>>>

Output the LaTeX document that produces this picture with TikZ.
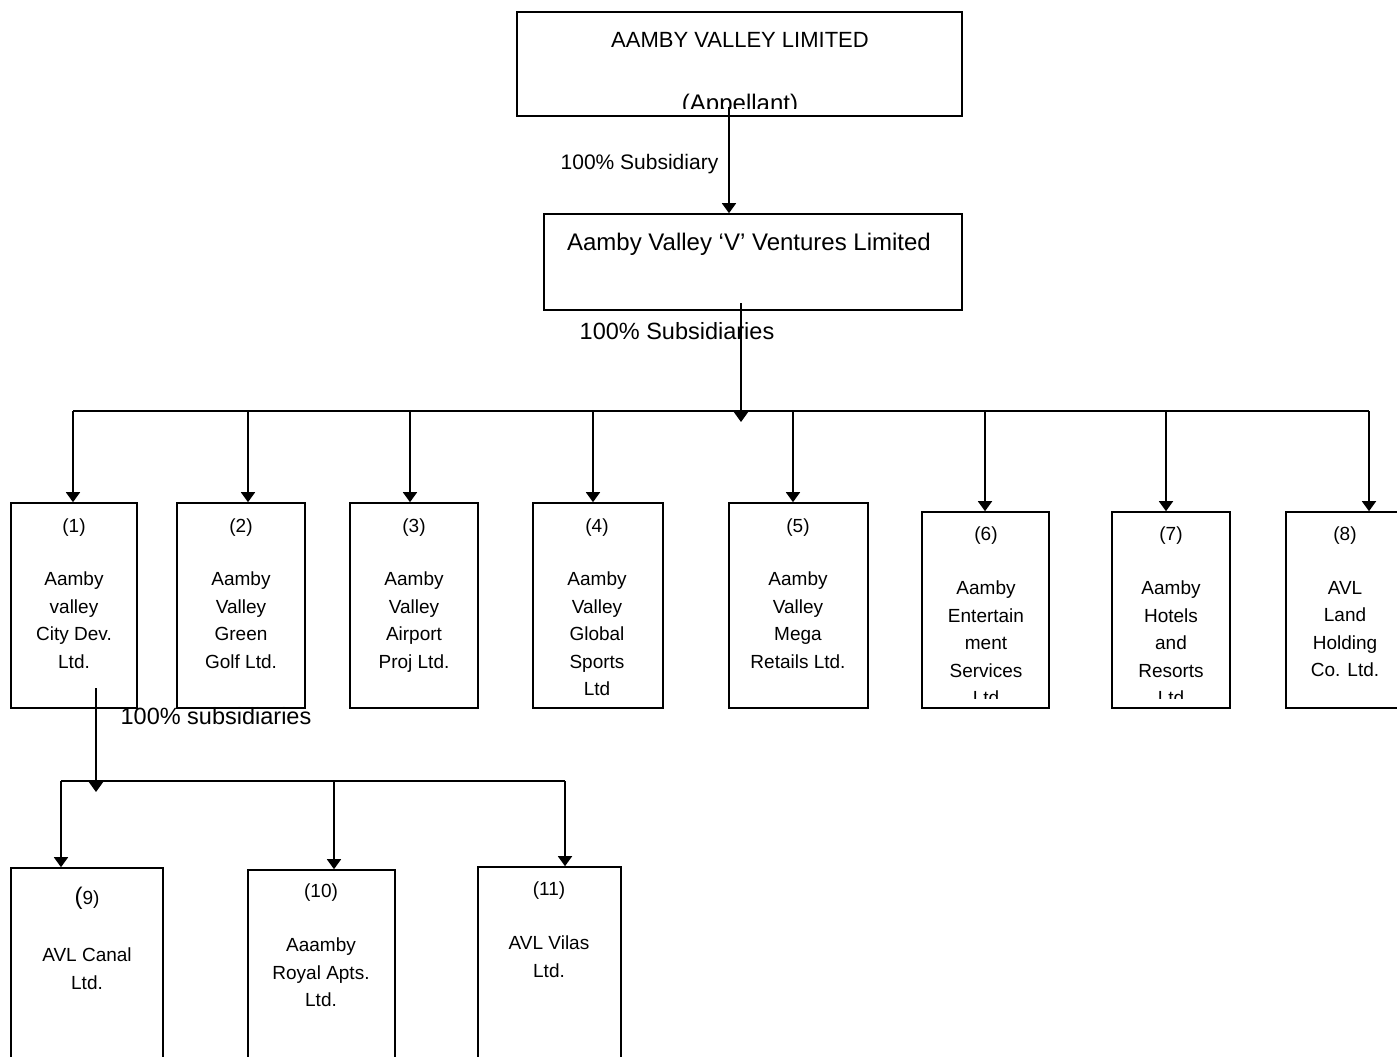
\documentclass[tikz,border=0pt]{standalone}
\usepackage{fontspec}
\setmainfont{Liberation Sans}
\usetikzlibrary{arrows.meta}
\begin{document}
\begin{tikzpicture}[x=1pt,y=-1pt,
  conn/.style={line width=1.6pt},
  arr/.style={line width=1.6pt,-{Triangle[width=14pt,length=10pt]}},
  boxn/.style={draw,line width=1.6pt,inner sep=0pt,fill=white},
  txt/.style={align=center,anchor=north,inner sep=0pt,font=\fontsize{19}{27.5}\selectfont},
  lbl/.style={anchor=base,inner sep=0pt,font=\fontsize{23.5}{28}\selectfont}]
\useasboundingbox (0,0) rectangle (1397,1057);
\clip (0,0) rectangle (1397,1057);

% top boxes
\node[boxn,minimum width=445pt,minimum height=104pt] (top) at (739.5,64) {};
\node[inner sep=0pt,anchor=base,font=\fontsize{22}{26}\selectfont] (toptxt) at (740,48) {AAMBY VALLEY LIMITED};
\begin{scope}
\clip (517,12) rectangle (962,108);
\node[inner sep=0pt,anchor=base,font=\fontsize{24}{28}\selectfont] (appl) at (740,111) {(Appellant)};
\end{scope}

\node[boxn,minimum width=418pt,minimum height=96pt] (vv) at (753,262) {};
\node[inner sep=0pt,anchor=base,font=\fontsize{24}{28}\selectfont] (vvtxt) at (749,250) {Aamby Valley ‘V’ Ventures Limited};

\node[lbl,font=\fontsize{21}{26}\selectfont] (l1) at (639.5,169) {100\% Subsidiary};
\node[lbl] (l2) at (677,339) {100\% Subsidiaries};

% connector top -> vv
\coordinate (s1) at (729,107);
\draw[arr] (s1) -- (s1 |- vv.north);

% first row boxes
\node[boxn,minimum width=126pt,minimum height=205pt] (b1) at (74,605.5) {};
\node[boxn,minimum width=128pt,minimum height=205pt] (b2) at (241,605.5) {};
\node[boxn,minimum width=128pt,minimum height=205pt] (b3) at (414,605.5) {};
\node[boxn,minimum width=130pt,minimum height=205pt] (b4) at (598,605.5) {};
\node[boxn,minimum width=139pt,minimum height=205pt] (b5) at (798.5,605.5) {};
\node[boxn,minimum width=127pt,minimum height=196pt] (b6) at (985.5,610) {};
\node[boxn,minimum width=118pt,minimum height=196pt] (b7) at (1171,610) {};
\node[boxn,minimum width=124pt,minimum height=196pt] (b8) at (1348,610) {};

\node[txt] (n1) at (74,519) {(1)};
\node[txt] (t1) at (74,572) {Aamby\\valley\\City Dev.\\Ltd.};
\node[txt] (n2) at (241,519) {(2)};
\node[txt] (t2) at (241,572) {Aamby\\Valley\\Green\\Golf Ltd.};
\node[txt] (n3) at (414,519) {(3)};
\node[txt] (t3) at (414,572) {Aamby\\Valley\\Airport\\Proj Ltd.};
\node[txt] (n4) at (597,519) {(4)};
\node[txt] (t4) at (597,572) {Aamby\\Valley\\Global\\Sports\\Ltd};
\node[txt] (n5) at (798,519) {(5)};
\node[txt] (t5) at (798,572) {Aamby\\Valley\\Mega\\Retails Ltd.};
\node[txt] (n6) at (986,527) {(6)};
\node[txt] (n7) at (1171,527) {(7)};
\begin{scope}
\clip (900,500) rectangle (1260,698);
\node[txt] (t6) at (986,581) {Aamby\\Entertain\\ment\\Services\\Ltd};
\node[txt] (t7) at (1171,581) {Aamby\\Hotels\\and\\Resorts\\Ltd};
\end{scope}
\node[txt] (n8) at (1345,527) {(8)};
\node[txt] (t8) at (1345,581) {AVL\\Land\\Holding\\Co. Ltd.};

% bus from vv
\coordinate (s2) at (741,303);
\coordinate (j1) at (741,422);
\coordinate (d1) at (73,411);
\coordinate (d2) at (248,411);
\coordinate (d3) at (410,411);
\coordinate (d4) at (593,411);
\coordinate (d5) at (793,411);
\coordinate (d6) at (985,411);
\coordinate (d7) at (1166,411);
\coordinate (d8) at (1369,411);
\draw[conn] (d1) -- (d8);
\draw[arr] (s2) -- (j1);
\foreach \i in {1,...,8} {\draw[arr] (d\i) -- (d\i |- b\i.north);}

% second level
\node[lbl] (l3) at (216,724) {100\% subsidiaries};
\coordinate (s3) at (96,688);
\coordinate (j2) at (96,792);
\coordinate (e9) at (61,781);
\coordinate (e10) at (334,781);
\coordinate (e11) at (565,781);

\node[boxn,minimum width=152pt,minimum height=207pt] (b9) at (87,971.5) {};
\node[boxn,minimum width=147pt,minimum height=205pt] (b10) at (321.5,972.5) {};
\node[boxn,minimum width=143pt,minimum height=208pt] (b11) at (549.5,971) {};

\draw[conn] (e9) -- (e11);
\draw[arr] (s3) -- (j2);
\foreach \i in {9,10,11} {\draw[arr] (e\i) -- (e\i |- b\i.north);}

\node[txt,anchor=base] (n9) at (87,904) {{\fontsize{24}{28}\selectfont(}9)};
\node[txt] (t9) at (87,948) {AVL Canal\\Ltd.};
\node[txt] (n10) at (321,884) {(10)};
\node[txt] (t10) at (321,938) {Aaamby\\Royal Apts.\\Ltd.};
\node[txt] (n11) at (549,882) {(11)};
\node[txt] (t11) at (549,936) {AVL Vilas\\Ltd.};
\end{tikzpicture}
\end{document}
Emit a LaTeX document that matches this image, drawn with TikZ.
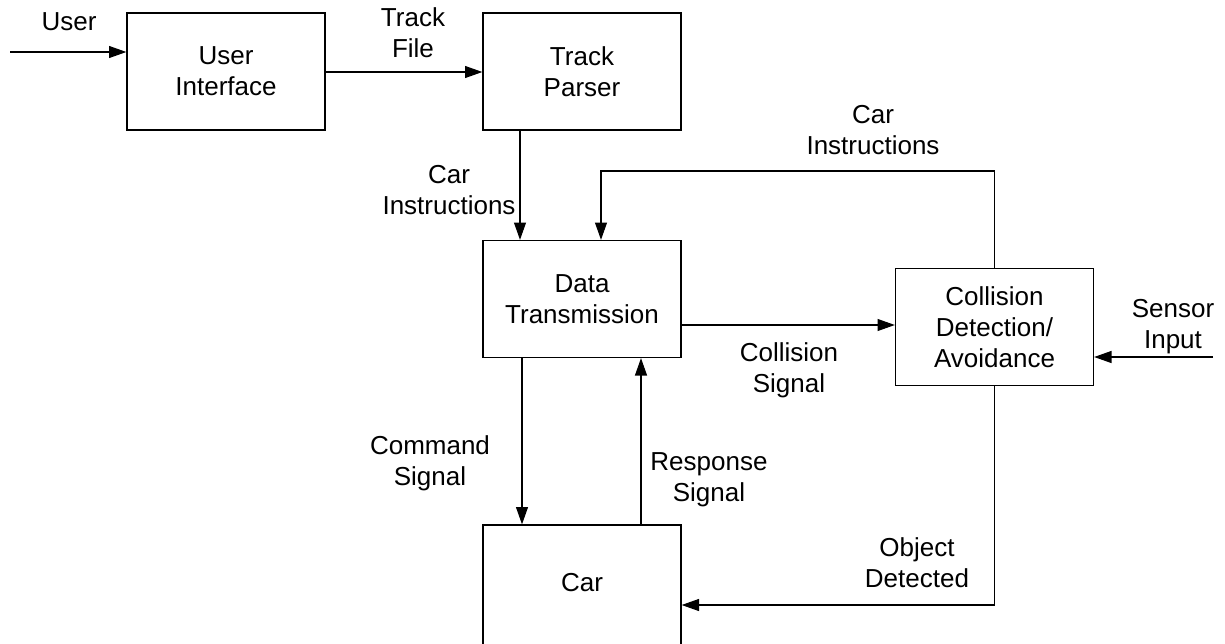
\documentclass[tikz,border=0pt]{standalone}
\usepackage{fontspec}
\setmainfont{Liberation Sans}
\usetikzlibrary{arrows.meta,calc}
\begin{document}
\begin{tikzpicture}[x=0.75pt,y=-0.75pt,
  font=\fontsize{19.5}{23.3}\selectfont,
  blk/.style={draw, line width=1pt, minimum width=148.5pt, minimum height=87.75pt, align=center, inner sep=0pt},
  lbl/.style={align=center, inner sep=0pt},
  arr/.style={line width=0.8pt, -{Triangle[length=13pt,width=9pt]}}]
\useasboundingbox (0,0) rectangle (1225,643);
% blocks
\node[blk] (ui) at (226,71.5) {User\\Interface};
\node[blk] (tp) at (582,71.5) {Track\\Parser};
\node[blk] (dt) at (582,299) {Data\\Transmission};
\node[blk] (cd) at (994.5,327) {Collision\\Detection/\\Avoidance};
\node[blk, minimum height=120pt] (car) at (582,605) {};
\node[lbl] (carlbl) at (582,583) {Car};
% helper coordinates
\coordinate (uin) at (10,52);
\coordinate (tf) at (0,72);
\coordinate (cs) at (0,325);
\coordinate (sin) at (1213,357);
\coordinate (fbR) at (0,171);
\coordinate (fbL) at ($(dt.north)+(19,0)$);
\coordinate (od) at (0,605);
% connectors
\draw[arr] (uin) -- (ui.west |- uin);
\draw[arr] (ui.east |- tf) -- (tp.west |- tf);
\draw[arr] ($(tp.south)+(-62,0)$) -- ($(dt.north)+(-62,0)$);
\draw[arr] (cd.north) -- (cd.north |- fbR) -- (fbL |- fbR) -- (fbL);
\draw[arr] (dt.east |- cs) -- (cd.west |- cs);
\draw[arr] (sin) -- (cd.east |- sin);
\draw[arr] ($(dt.south)+(-60,0)$) -- ($(car.north)+(-60,0)$);
\draw[arr] ($(car.north)+(59,0)$) -- ($(dt.south)+(59,0)$);
\draw[arr] (cd.south) -- (cd.south |- od) -- (car.east |- od);
% labels
\node[lbl] (luser) at (69,22) {User};
\node[lbl] (ltf) at (413,33) {Track\\File};
\node[lbl] (lci1) at (449,190) {Car\\Instructions};
\node[lbl] (lci2) at (873,130) {Car\\Instructions};
\node[lbl] (lcs) at (789,370) {Collision\\Signal};
\node[lbl] (lsi) at (1173,327) {Sensor\\Input};
\node[lbl] (lcmd) at (430,463) {Command\\Signal};
\node[lbl] (lrs) at (709,480) {Response\\Signal};
\node[lbl] (lod) at (917,563) {Object\\Detected};
\end{tikzpicture}
\end{document}
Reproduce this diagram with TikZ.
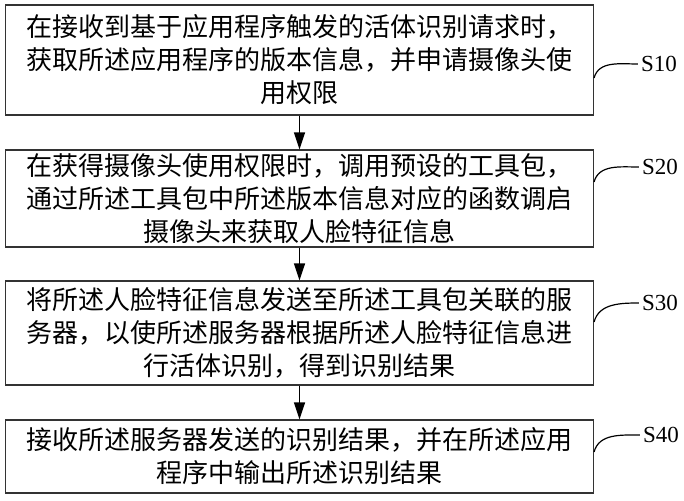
\documentclass[tikz,border=0pt]{standalone}
\usepackage{fontspec}
\setmainfont{Liberation Serif}
\newfontfamily\cjk{Noto Sans CJK SC}
\usetikzlibrary{arrows.meta}

\tikzset{
  stepbox/.style={draw=black!80, line width=1.1pt, minimum width=588pt, inner sep=0pt,
    align=center, font=\cjk\fontsize{26pt}{33pt}\selectfont},
  flowarrow/.style={line width=1.3pt, -{Triangle[length=17pt,width=11pt]}},
  leader/.style={line width=1.2pt},
  steplabel/.style={font=\fontsize{23pt}{26pt}\selectfont, inner sep=3pt},
}

\begin{document}
\begin{tikzpicture}[x=1pt,y=1pt]
\useasboundingbox (0,0) rectangle (684,-500);
% boxes
\node[stepbox, minimum height=110pt] (step1) at (299.5,-60)
  {在接收到基于应用程序触发的活体识别请求时，\\获取所述应用程序的版本信息，并申请摄像头使\\用权限};
\node[stepbox, minimum height=97pt] (step2) at (299.5,-198.5)
  {在获得摄像头使用权限时，调用预设的工具包，\\通过所述工具包中所述版本信息对应的函数调启\\摄像头来获取人脸特征信息};
\node[stepbox, minimum height=104pt] (step3) at (299.5,-333)
  {将所述人脸特征信息发送至所述工具包关联的服\\务器，以使所述服务器根据所述人脸特征信息进\\行活体识别，得到识别结果};
\node[stepbox, minimum height=73pt] (step4) at (299.5,-456.5)
  {接收所述服务器发送的识别结果，并在所述应用\\程序中输出所述识别结果};

% arrows
\draw[flowarrow] (step1) -- (step2);
\draw[flowarrow] (step2) -- (step3);
\draw[flowarrow] (step3) -- (step4);

% step labels
\node[steplabel] (lab1) at (659,-64) {S10};
\node[steplabel] (lab2) at (660,-167) {S20};
\node[steplabel] (lab3) at (660,-303) {S30};
\node[steplabel] (lab4) at (661,-435) {S40};
\draw[leader] ([yshift=-18pt]step1.east) to[out=75,in=180] (lab1.west);
\draw[leader] ([yshift=16.5pt]step2.east) to[out=75,in=180] (lab2.west);
\draw[leader] ([yshift=11pt]step3.east) to[out=75,in=180] (lab3.west);
\draw[leader] ([yshift=4.5pt]step4.east) to[out=75,in=180] (lab4.west);
\end{tikzpicture}
\end{document}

<<<

Give only the count of lines in which the string "LaTeX" appears.

> The response
2